Por outro lado, segundo o  art. 2º do CIEC do art. 3º da Lei nº 24-E/2022, de 30 /12,os impostos especiais de consumo obedecerem ao princípio da equivalência, procurando onerar os contribuintes na medida dos custos que estes provocam, designadamente nos domínios do ambiente e da saúde pública, sendo repercutidos nos mesmos, em concretização de uma regra geral de igualdade tributária.

Se entendermos que é repercussão  legal toda  a prevista ou autorizada, bastando, assim, que o repercutente  disponha do direito potestativo de transferir para um terceiro tributário,  sem que este se lhe possa opor,  não se vislumbra que aos  seus clientes não possa ser aplicável  a faculdade da alínea a) do nº 6 do art. 18º da LGT.

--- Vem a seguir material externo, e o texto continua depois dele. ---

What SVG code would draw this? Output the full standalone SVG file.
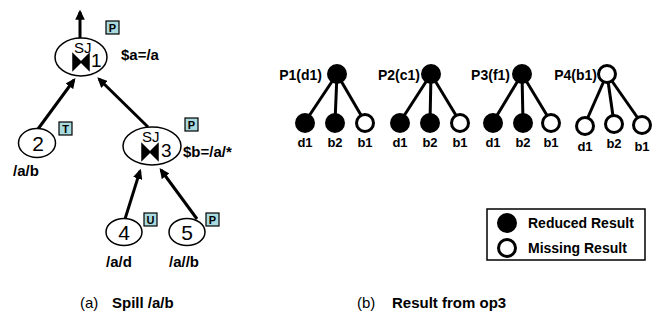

Não basta, no entanto, para a aplicação do nº 6 do art. 18º da LGT a repercussão estar prevista. Falta demonstrar que ela se efetuou, o que a Requerente não fez, prova essa que lhe competia (Decisões Arbitrais nºs 914/2023-T, 50/2024-T, 73/2024-T, 96/2024-T, 101/2024-T, 118/2024-T,151/2024-T, 186/2024-T, 294/2024-T e 351/2024-T).

Assim, a  Decisão Arbitral parte de uma noção restritiva da legitimidade procedimental e processual que não apenas carece de suficiente apoio legal como dificilmente é  compatível com o princípio da tutela jurisdicional efetiva constitucionalmente consagrado.

Ainda assim, a pretensão da Requerente não podia deixar de ser indeferida, por falta de prova da repercussão legal.

 

Lisboa, 14/10/2024

 

 

O  Árbitro

 

(António Lima Guerreiro)

 

 



[3] Escreveu-se então:

Ainda que a qualificação jurídica de um tributo como imposto ou não-imposto tenha de depender das suas características intrínsecas (…), não são indiferentes os índices que – sendo externos a essa qualificação – foram invocados pela Requerente e pela Requerida. Assim, para começar, a jurisprudência do CAAD (e dos tribunais estaduais que a examinaram) não é indiferente”.